Leak detection drew a significant amount of discussion at a pipeline conversion hearing for Hess, which is seeking to convert 19 miles of 10-inch and 16-inch crude oil gathering lines in McKenzie County into a transmission line for its Keene Oil facility.

Since it is a conversion, ground disturbance and environmental impacts are not generally the big issue, Commissioner Julie Fedorchak said. The focus shifts to reclamation, emergency response, and to waivers for landowners within 500 feet of the line.

That said, however, commissioners also must consider the project as if it is not already in the ground. They need to know the parameters of initial construction and use as well, Commissioner Brian Kroshus said.

“I cannot just fast forward to three booster pumps,” he said. “I think it’s really important for the company to recognize, at least for myself, that I’m viewing this as if it’s not even in the ground.”

Conversions are in some ways more … delicate, in the words of Fedorchak.

The new line will have a lot more pressure, she pointed out in later testimony, and more volume.

“Tell me about the monitoring system,” she said. “How does it work? How sensitive is it?”

Dale Weathersby said the company would basically take the output from its wells using a meter placed there, and then at some stage along the line, would balance what is coming in with what is passing through downstream points.

“How many on ramps for this?” Fedorchak asked. “How often are those volume measurements taken?”

Weathersby indicated it could be as long as 24 hours.

“So you could have a leak for 24 hours and not know about it?” Fedorchak asked.

“Yes,” Weathersby said. “The reason being, that gathering systems typically have slack in the line.”

Fedorchak said she wonders if that will be adequate for a line that could have up to 100,000 barrels per day in it.

“It probably won’t be that much,” Weathersby said. “It would be nice if it’s stacked like that, but it probably won’t be.”

“But it could be?”

“Yes,” Weathersby acknowledged.

Weathersby did not know who specifically is monitoring the line, but said there are many employees in that area.

“So they are close?” Fedorchak asked.


Fedorchak also asked about electronic monitoring in unusually sensitive areas versus not so sensitive ones.

In areas of unusual sensitivity, companies typically do more monitoring, Weathersby acknowledged, but the area the line is in is not considered unusually sensitive.

“Well, I’m thinking of the spill in the Tioga farmer’s field,” Fedorchak said. “That’s probably not an unusually sensitive area either?”

Weathersby agreed.

“But it would have been valuable to detect that leak a lot sooner, I think we’d all agree,” Fedorchak said. “The cost to the company has been exorbitant to clean all that up.

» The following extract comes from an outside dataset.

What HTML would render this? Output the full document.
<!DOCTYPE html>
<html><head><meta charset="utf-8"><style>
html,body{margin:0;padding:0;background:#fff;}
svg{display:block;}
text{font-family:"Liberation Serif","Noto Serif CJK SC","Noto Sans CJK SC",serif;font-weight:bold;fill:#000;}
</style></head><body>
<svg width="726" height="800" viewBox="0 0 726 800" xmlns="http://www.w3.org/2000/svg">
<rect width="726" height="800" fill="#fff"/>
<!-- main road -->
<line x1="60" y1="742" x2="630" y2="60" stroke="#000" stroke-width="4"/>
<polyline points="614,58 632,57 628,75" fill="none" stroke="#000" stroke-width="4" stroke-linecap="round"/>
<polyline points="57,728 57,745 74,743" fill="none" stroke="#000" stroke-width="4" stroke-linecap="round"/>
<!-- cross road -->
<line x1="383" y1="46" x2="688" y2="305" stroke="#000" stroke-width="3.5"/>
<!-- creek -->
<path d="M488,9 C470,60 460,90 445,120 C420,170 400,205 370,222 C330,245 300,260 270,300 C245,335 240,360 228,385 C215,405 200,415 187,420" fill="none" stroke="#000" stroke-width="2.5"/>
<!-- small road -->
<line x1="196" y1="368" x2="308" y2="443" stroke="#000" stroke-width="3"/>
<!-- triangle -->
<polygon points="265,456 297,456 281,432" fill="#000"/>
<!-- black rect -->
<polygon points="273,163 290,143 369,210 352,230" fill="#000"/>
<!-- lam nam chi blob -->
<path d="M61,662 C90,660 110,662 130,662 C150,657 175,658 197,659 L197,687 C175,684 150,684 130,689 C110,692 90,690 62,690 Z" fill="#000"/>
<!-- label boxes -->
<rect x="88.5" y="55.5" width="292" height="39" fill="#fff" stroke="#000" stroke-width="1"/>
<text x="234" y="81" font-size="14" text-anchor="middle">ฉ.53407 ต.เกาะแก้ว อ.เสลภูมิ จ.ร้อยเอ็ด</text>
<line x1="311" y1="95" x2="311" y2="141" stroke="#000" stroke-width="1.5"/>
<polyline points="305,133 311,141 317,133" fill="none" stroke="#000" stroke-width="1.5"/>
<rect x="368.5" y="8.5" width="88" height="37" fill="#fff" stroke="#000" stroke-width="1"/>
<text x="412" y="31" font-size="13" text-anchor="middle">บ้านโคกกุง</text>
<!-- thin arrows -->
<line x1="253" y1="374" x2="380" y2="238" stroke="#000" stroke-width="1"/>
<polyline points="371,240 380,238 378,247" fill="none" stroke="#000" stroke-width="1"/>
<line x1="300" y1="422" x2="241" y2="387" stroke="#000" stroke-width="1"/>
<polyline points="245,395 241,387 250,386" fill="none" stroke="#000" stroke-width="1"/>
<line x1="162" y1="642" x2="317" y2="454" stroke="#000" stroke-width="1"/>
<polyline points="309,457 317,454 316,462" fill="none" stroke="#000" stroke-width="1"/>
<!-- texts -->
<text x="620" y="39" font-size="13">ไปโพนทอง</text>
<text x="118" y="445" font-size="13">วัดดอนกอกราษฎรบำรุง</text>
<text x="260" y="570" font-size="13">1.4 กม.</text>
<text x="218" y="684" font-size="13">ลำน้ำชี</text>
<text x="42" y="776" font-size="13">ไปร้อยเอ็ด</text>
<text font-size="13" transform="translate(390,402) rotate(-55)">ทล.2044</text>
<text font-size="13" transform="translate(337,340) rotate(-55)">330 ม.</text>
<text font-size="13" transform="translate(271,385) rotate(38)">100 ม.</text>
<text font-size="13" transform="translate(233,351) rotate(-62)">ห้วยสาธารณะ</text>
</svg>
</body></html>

I guess, the bottom line is, I need to know more about the company’s leak detection before we approve increasing the amount of pressure and the amount of oil going through it, whether it’s an unusually sensitive area or not.”

Weathersby said the decision about how intense to go with electronic monitoring on any given line is generally a business decision.

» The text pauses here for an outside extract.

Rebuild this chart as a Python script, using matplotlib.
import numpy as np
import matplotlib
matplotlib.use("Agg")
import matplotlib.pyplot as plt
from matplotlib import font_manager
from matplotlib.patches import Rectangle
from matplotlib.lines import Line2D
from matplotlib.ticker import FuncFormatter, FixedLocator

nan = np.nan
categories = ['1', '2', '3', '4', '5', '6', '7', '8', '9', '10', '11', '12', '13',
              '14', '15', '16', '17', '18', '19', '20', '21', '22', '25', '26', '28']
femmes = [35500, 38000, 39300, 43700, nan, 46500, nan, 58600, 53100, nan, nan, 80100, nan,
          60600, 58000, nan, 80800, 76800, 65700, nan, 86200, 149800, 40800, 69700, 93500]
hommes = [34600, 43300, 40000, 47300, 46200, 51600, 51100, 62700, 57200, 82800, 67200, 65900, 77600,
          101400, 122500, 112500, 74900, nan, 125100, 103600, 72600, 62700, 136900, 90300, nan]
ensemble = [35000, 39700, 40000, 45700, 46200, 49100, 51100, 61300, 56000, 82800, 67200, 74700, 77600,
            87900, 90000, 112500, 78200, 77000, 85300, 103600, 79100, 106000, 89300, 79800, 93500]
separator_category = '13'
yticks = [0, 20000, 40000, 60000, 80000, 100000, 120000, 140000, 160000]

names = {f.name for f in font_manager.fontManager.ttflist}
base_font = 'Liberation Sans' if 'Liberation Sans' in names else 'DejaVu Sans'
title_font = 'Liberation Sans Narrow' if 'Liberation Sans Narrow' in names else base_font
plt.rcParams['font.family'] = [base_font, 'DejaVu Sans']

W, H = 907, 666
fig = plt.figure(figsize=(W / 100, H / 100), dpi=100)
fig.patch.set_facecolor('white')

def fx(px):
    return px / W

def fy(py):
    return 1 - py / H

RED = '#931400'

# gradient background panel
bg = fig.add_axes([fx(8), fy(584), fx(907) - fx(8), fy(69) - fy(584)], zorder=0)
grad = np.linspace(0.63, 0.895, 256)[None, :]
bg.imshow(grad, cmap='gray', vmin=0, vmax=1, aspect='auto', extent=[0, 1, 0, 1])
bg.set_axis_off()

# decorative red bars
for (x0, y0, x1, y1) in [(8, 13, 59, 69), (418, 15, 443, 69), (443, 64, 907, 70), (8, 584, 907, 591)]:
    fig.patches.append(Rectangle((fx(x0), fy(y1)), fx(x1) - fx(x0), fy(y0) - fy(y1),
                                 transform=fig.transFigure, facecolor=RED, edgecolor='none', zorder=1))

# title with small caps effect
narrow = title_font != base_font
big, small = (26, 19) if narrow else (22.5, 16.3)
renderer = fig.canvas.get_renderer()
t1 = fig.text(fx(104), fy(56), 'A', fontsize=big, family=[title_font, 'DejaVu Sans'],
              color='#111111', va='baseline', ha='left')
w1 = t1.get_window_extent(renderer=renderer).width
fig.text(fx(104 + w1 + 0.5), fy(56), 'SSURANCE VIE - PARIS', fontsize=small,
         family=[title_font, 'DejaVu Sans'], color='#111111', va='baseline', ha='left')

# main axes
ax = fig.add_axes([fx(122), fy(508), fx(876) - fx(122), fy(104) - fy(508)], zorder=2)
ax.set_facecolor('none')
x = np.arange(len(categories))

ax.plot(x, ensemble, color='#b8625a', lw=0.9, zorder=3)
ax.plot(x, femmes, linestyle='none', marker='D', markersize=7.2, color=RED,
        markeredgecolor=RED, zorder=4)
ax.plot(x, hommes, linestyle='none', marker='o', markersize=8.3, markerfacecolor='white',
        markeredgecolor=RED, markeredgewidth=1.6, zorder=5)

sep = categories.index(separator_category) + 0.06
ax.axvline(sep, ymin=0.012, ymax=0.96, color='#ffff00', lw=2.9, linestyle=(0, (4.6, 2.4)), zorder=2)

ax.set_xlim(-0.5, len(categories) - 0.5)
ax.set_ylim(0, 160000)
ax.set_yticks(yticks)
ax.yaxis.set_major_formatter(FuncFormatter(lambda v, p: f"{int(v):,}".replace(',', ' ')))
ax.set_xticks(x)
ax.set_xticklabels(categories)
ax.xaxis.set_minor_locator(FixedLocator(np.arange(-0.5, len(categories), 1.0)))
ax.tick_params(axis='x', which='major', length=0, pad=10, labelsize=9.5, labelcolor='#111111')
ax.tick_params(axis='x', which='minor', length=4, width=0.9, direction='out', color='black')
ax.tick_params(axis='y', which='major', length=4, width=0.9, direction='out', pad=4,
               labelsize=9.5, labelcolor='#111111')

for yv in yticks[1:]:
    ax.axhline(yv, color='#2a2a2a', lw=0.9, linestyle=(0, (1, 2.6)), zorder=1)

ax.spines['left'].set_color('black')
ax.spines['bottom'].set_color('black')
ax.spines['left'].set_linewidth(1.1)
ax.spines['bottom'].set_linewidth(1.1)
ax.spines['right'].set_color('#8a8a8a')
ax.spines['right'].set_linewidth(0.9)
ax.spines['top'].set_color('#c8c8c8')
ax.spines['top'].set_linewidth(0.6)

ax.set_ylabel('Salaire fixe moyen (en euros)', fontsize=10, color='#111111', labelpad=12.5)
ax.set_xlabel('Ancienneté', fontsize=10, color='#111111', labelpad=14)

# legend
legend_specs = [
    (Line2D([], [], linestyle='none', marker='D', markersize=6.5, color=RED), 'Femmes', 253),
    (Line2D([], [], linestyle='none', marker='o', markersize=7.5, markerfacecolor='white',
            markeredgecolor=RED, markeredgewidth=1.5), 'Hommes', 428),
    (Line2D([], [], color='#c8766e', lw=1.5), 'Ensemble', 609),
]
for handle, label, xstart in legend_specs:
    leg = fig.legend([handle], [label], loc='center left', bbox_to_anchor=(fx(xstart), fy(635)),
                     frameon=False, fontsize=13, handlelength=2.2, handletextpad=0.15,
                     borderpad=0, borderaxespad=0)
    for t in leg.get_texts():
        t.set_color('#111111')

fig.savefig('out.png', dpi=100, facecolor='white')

“We still have that option, if the business believes that is the way we should go,” he said.

“Well, maybe the company should provide that information to us and update it,” Fedorchak said.

Kroshus wanted to know about response times in the event of a spill.

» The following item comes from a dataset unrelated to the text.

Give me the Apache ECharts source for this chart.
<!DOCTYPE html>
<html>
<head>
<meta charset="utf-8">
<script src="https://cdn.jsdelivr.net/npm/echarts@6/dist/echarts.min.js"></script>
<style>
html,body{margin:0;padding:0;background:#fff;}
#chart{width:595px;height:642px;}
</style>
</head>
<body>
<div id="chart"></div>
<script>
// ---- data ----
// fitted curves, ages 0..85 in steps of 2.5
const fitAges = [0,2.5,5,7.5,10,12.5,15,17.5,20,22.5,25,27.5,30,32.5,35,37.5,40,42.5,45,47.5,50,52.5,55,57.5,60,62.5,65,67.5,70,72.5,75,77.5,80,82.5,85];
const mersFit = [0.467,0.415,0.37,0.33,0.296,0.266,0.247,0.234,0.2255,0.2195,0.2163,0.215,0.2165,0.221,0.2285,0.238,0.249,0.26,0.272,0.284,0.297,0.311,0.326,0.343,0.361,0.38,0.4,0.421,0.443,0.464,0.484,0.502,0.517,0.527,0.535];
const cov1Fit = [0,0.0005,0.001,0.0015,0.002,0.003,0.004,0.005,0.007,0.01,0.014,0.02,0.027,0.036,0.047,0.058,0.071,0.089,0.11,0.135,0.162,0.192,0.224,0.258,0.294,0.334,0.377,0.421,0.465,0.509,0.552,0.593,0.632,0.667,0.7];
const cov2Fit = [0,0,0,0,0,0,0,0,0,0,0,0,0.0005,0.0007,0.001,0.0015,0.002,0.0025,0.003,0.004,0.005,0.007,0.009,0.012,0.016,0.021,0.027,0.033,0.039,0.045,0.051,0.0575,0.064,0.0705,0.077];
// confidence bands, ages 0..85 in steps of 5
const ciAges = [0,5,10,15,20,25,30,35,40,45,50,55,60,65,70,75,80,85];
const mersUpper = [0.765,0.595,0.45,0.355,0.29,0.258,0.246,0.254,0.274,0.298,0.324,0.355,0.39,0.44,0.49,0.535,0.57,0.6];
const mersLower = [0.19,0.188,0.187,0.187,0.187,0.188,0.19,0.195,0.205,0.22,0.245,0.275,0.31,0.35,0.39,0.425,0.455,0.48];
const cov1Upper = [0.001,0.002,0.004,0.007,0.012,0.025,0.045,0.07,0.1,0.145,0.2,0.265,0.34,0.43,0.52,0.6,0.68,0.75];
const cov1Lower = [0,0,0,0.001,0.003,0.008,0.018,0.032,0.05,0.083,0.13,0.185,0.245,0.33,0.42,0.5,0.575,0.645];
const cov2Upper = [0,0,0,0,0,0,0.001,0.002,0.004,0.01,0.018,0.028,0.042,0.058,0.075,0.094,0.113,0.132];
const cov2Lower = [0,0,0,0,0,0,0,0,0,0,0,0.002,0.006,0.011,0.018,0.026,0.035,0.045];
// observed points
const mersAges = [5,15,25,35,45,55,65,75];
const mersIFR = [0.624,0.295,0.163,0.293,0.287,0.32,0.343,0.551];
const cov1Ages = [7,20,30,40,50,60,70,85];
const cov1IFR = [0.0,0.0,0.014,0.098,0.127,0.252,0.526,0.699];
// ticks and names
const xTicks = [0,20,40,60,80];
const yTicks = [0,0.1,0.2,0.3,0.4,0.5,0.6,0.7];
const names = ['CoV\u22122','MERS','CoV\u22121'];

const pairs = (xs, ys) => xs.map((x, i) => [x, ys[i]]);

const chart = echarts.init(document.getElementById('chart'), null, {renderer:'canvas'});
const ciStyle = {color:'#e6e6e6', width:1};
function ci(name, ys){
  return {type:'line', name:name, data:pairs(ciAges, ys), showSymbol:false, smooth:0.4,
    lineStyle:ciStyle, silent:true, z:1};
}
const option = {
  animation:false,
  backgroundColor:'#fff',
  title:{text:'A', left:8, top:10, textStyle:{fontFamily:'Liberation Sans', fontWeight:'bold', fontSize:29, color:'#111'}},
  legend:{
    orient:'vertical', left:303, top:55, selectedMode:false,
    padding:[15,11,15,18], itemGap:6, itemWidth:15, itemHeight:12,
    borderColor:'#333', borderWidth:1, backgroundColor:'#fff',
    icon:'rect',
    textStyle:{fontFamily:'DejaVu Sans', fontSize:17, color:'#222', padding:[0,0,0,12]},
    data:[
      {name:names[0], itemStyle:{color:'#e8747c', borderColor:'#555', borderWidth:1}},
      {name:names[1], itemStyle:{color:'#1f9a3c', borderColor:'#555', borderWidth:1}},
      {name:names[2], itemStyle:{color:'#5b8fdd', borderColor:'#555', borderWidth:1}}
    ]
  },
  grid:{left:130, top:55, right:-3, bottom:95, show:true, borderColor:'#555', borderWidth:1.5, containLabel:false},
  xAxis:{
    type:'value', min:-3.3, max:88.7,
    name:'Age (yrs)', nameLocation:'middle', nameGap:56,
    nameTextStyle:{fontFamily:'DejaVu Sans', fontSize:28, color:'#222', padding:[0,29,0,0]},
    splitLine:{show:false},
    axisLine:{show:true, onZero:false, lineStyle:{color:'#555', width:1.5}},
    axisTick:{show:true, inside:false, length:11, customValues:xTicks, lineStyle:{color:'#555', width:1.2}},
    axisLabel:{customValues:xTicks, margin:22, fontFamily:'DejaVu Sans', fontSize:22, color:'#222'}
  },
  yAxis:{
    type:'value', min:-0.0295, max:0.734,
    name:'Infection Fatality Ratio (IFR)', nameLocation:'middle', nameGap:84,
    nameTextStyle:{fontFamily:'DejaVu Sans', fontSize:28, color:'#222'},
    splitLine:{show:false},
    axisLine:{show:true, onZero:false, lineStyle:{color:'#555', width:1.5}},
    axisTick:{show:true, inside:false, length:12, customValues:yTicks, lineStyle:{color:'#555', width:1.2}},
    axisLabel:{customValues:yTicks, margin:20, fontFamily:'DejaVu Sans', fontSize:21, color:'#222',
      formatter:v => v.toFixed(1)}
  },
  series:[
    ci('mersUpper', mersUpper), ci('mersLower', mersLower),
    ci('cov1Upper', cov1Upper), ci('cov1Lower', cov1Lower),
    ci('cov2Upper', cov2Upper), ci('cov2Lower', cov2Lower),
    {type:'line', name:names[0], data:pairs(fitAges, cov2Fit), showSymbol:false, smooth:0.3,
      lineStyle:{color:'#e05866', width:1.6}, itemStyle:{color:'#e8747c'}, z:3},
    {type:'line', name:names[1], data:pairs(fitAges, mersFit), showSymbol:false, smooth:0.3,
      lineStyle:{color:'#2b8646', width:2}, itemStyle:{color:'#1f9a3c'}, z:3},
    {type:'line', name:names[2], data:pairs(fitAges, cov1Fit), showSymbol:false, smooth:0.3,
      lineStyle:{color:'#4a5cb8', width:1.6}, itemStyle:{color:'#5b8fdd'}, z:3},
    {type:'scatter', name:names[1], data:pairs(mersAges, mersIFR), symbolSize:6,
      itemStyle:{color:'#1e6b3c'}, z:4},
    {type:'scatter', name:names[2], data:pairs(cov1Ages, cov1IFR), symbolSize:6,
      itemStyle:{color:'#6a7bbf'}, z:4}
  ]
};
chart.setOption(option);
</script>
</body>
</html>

“How quickly can they move to shut it down once they know about a problem?” he asked.

Weathersby said typically, it would be about an hour. But in some cases it has been as little as a half hour, depending on the location and circumstances.

Kroshus also wanted to know if additional meters along the line might help reduce response times by isolating the leak better.

Weathersby agreed it would help isolate the problem, but that it wouldn’t necessarily reduce response times.

Kroshus also wanted to know why the line couldn’t have leak detection like that on the Keystone line, where a drop in pressure was immediately spotted by electronic monitoring and led to a very rapid shutdown and emergency response.

The big difference, Weathersby explained, is that Keystone is a transmission line. That means it’s in a steady state at all times, so a pressure drop is immediately indicative of a problem.

But in a gathering line, which is what Hess’s line would also be, the flow is not steady. There is a lot of slack time, and so pressure drops do not necessarily mean anything is wrong.

Leak detection on those types of systems is challenging, and even a very expensive system can fail because of the complexities involved.

The state, Weathersby pointed out, is presently working on a study to determine what types of leak detection systems would be most effective and economically feasible, and Hess is a participant in those studies.

“It’s not a cut and dried answer,” Weathersby said. “If it were, everyone would be doing it already.”

Jim Talbert, McKenzie County Planning and Zoning Director was among members of the public testifying at the hearing.

He praised commissioners for looking at the project as if it is not yet in the ground, and said he believes that is the right emphasis to take.

He urged commissioners to consider a thorough inspection prior to lines being converted, to ensure that any converted line is treated as stringently as a brand new transmission line would be. He also asked the commission to consider developing a noise level where deadening modifications would be required on oilfield equipment.